Leaded fuel might be a thing of the past, but a new report from The World Bank reveals the chemical's toxic legacy continues to take a toll worldwide.
What's worse, the ongoing harmful impacts of lead exposure are far greater than we thought, especially in low- and middle-income countries (LMICs) where lead contamination is more common in food, soils, paint, battery recycling, metal mining, and agricultural products.
We've been aware of the dangers of lead since Ancient Rome, when it was known to cause neurological damage and even death at high levels. But while acute lead poisoning is certainly something to avoid, even very low levels of regular lead exposure can have chronic detrimental effects.
These include cardiovascular disease in adults, and neuropsychological problems – including lower IQ scores and increased behavioral issues – in children.
In the 20th century, leaded fuels were the main source of exposure. The UN began a campaign to phase them out in 2002, and by 2021 they were officially off the market.
While this international effort has significantly reduced blood lead levels across the world, a recent modelling study by environmental specialists Bjorn Larsen and Ernesto Sánchez-Triana shows the heavy burden of lead exposure is far from lifted.
Conservative estimates suggest that in 2019, 5.5 million adults died from cardiovascular disease related to lead exposure – that's six times higher than previously estimated.
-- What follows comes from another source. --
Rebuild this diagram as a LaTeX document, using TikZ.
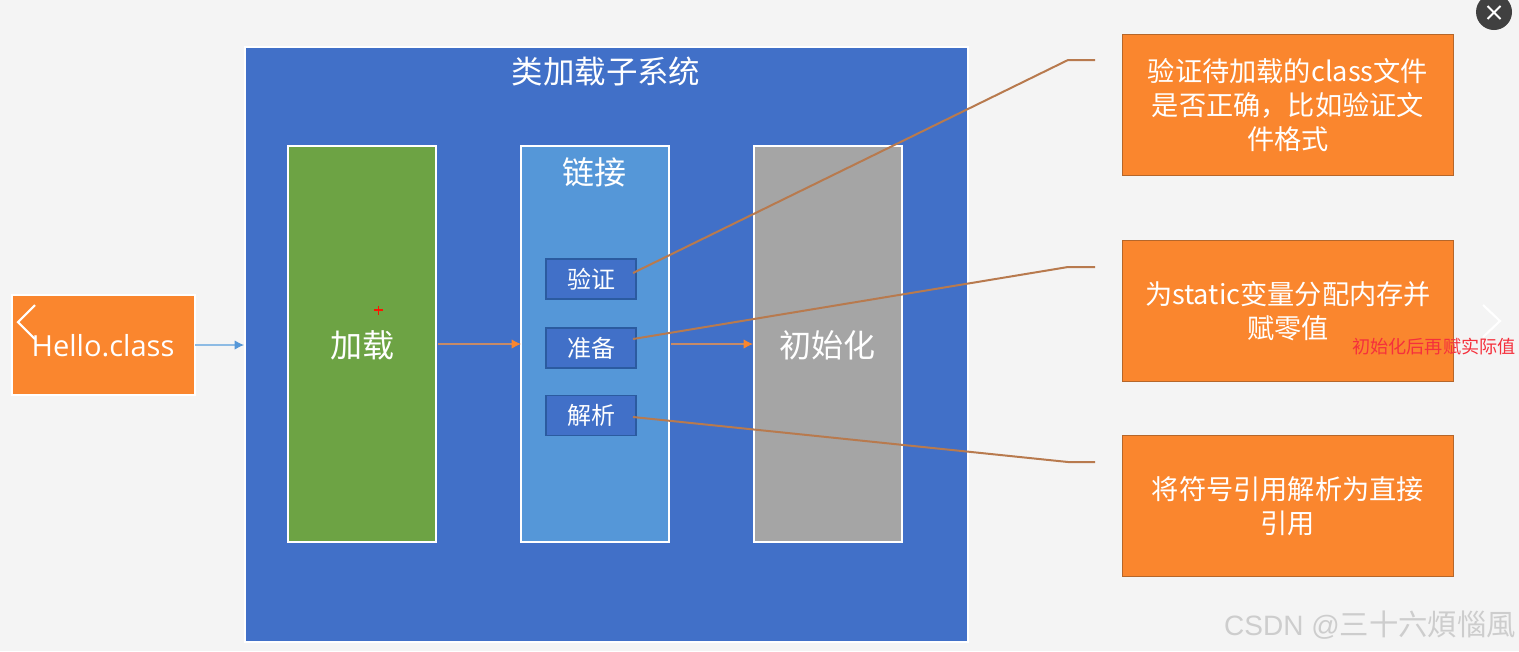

The researchers also estimated that in 2019, 765 million IQ points were lost from the population of children aged 5 or younger, as a result of exposure to lead.
These impacts were greatest in LMICs, where 95 percent of the total global IQ in young children was lost, and 90 percent of the cardiovascular disease deaths occurred.
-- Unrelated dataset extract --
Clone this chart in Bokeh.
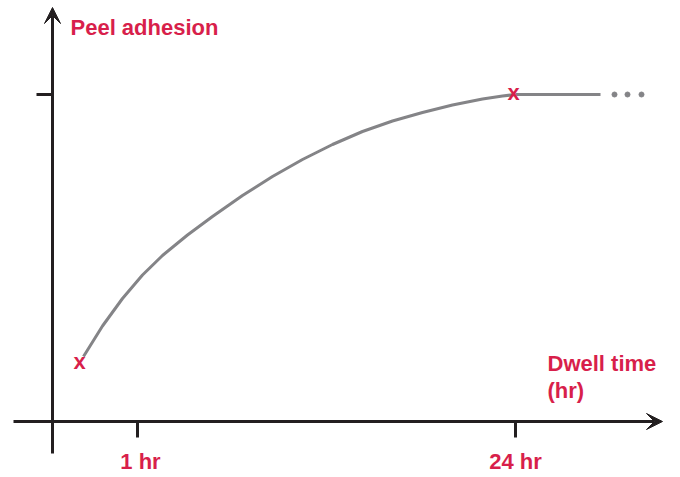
from bokeh.plotting import figure
from bokeh.models import Range1d, Arrow, VeeHead
from bokeh.core.properties import value
from bokeh.embed import file_html
from bokeh.resources import INLINE

# ---- data (schematic units, axes origin at 0,0) ----
dwell_pos = [31, 50, 70, 90, 110, 135, 160, 190, 220, 250, 280, 310, 340,
             370, 400, 430, 450, 463]
adhesion = [65, 95.5, 123, 146.5, 166, 186.5, 205, 226, 245, 262, 277, 290,
            300.5, 309, 316.5, 322.5, 325.5, 327]
plateau_pos = [463, 548]
plateau_val = [327, 327]
dots_pos = [562, 575, 589]
dots_val = [327, 327, 327]
marker_pos = [27, 461]
marker_val = [60, 329]
tick_pos = [85, 463]
tick_labels = ["1 hr", "24 hr"]
y_tick_level = [327]

RED = "#d81f4b"
GRAY = "#848487"
AXIS = "#231f20"
FONT = value("Liberation Sans")

p = figure(width=680, height=477, output_backend="svg", toolbar_location=None,
           x_range=Range1d(-52, 628), y_range=Range1d(-56, 421),
           x_axis_type=None, y_axis_type=None, min_border=0)
p.grid.visible = False
p.outline_line_color = None
p.background_fill_color = "white"

# axes with arrow heads
p.add_layout(Arrow(x_start=0, y_start=-32, x_end=0, y_end=414,
                   line_color=AXIS, line_width=3,
                   end=VeeHead(size=16, fill_color=AXIS, line_color=AXIS, line_width=1)))
p.add_layout(Arrow(x_start=-39, y_start=0, x_end=610, y_end=0,
                   line_color=AXIS, line_width=3,
                   end=VeeHead(size=16, fill_color=AXIS, line_color=AXIS, line_width=1)))

# ticks
p.segment(x0=[-16] * len(y_tick_level), x1=[0] * len(y_tick_level),
          y0=y_tick_level, y1=y_tick_level, line_color=AXIS, line_width=3)
p.segment(x0=tick_pos, x1=tick_pos, y0=[0] * len(tick_pos), y1=[-16] * len(tick_pos),
          line_color=AXIS, line_width=3)

# curve
p.line(dwell_pos, adhesion, line_color=GRAY, line_width=3, line_join="round")
p.line(plateau_pos, plateau_val, line_color=GRAY, line_width=3)
p.scatter(dots_pos, dots_val, size=5, fill_color=GRAY, line_color=GRAY)

# markers
p.text(marker_pos, marker_val, text=["x"] * len(marker_pos), text_color=RED,
       text_font=FONT, text_font_style="bold", text_font_size="22px",
       text_align="center", text_baseline="middle")

# tick labels
p.text(tick_pos, [-40] * len(tick_pos), text=tick_labels, text_color=RED,
       text_font=FONT, text_font_style="bold", text_font_size="22px",
       text_align="center", text_baseline="middle", x_offset=[3, 0])

# axis titles
p.text([18], [394], text=["Peel adhesion"], text_color=RED,
       text_font=FONT, text_font_style="bold", text_font_size="22px",
       text_align="left", text_baseline="middle")
p.text([495, 495], [58, 31], text=["Dwell time", "(hr)"], text_color=RED,
       text_font=FONT, text_font_style="bold", text_font_size="22px",
       text_align="left", text_baseline="middle")

open("out.html", "w").write(file_html(p, INLINE))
IQ losses in these countries were nearly 80 percent higher than previously thought.
"The highest cost of IQ loss as a share of GDP [gross domestic product] was in low-income countries and sub-Saharan Africa due to a combination of high blood lead levels and high birth rates," Larsen and Sánchez-Triana write.
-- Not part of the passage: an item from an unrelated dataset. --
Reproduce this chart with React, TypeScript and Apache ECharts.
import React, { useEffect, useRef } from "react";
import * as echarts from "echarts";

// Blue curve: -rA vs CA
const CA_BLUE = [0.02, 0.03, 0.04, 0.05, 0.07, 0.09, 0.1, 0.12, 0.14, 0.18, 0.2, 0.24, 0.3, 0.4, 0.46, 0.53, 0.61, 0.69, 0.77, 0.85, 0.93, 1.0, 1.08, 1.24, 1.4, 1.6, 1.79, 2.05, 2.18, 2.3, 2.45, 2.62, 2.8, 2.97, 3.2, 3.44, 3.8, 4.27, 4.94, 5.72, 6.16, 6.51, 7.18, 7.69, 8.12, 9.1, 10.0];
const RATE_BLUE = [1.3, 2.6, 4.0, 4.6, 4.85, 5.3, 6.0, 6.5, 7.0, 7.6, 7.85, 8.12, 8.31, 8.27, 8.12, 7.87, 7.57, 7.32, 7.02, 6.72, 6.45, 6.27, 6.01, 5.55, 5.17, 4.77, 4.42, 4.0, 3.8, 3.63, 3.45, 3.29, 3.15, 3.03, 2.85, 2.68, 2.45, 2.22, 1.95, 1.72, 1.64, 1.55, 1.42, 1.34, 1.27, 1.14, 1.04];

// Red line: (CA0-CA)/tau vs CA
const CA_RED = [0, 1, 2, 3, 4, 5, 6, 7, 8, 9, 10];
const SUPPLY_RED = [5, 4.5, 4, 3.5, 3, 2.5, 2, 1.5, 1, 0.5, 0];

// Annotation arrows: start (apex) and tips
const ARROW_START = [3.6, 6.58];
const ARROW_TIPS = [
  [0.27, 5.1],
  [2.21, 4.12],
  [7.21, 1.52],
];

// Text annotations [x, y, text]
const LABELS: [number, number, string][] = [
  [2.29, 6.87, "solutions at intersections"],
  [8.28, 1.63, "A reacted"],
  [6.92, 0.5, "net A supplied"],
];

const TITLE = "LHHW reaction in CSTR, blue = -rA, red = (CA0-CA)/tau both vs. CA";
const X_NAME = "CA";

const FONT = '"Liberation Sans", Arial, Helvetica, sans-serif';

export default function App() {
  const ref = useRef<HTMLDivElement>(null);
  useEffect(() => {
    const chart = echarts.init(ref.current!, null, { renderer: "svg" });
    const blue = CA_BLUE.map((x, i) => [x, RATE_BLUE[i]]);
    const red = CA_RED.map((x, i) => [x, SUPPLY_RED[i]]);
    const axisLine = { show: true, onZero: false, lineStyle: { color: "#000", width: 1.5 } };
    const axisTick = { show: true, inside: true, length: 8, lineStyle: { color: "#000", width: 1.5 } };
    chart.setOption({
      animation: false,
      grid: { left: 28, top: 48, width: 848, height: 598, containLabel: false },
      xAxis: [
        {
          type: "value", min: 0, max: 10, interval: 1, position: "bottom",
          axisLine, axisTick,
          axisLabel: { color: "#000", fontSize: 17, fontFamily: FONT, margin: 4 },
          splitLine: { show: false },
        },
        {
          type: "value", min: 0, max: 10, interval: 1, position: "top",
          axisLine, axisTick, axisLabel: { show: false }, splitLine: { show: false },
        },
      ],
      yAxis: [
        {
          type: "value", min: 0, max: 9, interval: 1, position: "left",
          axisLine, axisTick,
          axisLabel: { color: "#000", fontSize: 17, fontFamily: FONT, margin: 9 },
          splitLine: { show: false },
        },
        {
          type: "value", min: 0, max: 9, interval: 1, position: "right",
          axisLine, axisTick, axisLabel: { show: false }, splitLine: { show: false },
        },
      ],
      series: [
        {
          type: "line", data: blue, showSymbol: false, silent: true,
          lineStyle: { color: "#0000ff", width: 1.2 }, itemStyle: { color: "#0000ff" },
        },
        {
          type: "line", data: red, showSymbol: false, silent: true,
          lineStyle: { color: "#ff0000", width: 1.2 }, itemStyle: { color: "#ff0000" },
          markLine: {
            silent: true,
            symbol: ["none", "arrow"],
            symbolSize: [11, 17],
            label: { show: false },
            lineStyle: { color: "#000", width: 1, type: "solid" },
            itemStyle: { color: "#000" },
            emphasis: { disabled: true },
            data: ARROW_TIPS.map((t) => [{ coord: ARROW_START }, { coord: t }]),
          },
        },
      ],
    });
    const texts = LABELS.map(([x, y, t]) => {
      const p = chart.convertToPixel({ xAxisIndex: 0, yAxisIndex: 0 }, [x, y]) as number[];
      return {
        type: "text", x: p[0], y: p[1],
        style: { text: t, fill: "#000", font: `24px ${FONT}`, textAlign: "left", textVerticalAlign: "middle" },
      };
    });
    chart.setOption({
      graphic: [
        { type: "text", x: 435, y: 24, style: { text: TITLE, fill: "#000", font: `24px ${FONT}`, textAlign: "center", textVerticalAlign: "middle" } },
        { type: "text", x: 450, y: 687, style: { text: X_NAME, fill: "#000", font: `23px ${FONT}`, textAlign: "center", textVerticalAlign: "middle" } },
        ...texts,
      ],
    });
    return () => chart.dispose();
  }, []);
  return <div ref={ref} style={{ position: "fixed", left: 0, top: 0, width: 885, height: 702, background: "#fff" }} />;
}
The LMICs of Europe and central Asia experienced the greatest impacts of cardiovascular disease mortality from lead exposure.
"The high cost and mortality rate is due to the high susceptibility to cardiovascular disease and cardiovascular mortality in these countries' aging populations," Larsen and Sánchez-Triana say, "whereas the main reason for the low cardiovascular disease mortality rate in sub-Saharan Africa is a young population and low baseline cardiovascular disease rate."
The global cost of lead exposure was US$6 trillion in 2019 – around 6.9 percent of global GDP. Of this total amount, 77 percent was due to the welfare cost of cardiovascular disease mortality, and 23 percent was the estimated present value of future income losses from IQ loss.
"The estimate of the global health burden of lead exposure in this study places lead exposure as an environmental risk factor at par with PM2.5 ambient and household air pollution combined, and ahead of unsafe household drinking water, sanitation, and handwashing," write Larsen and Sánchez-Triana.
The authors say more comprehensive national blood lead level measurements are needed worldwide, and that it's important for nations to identify and remove sources of lead exposure. They also note that the global health effects and costs of other chemicals need to be quantified in similar ways.
The research was published in The Lancet Planetary Health.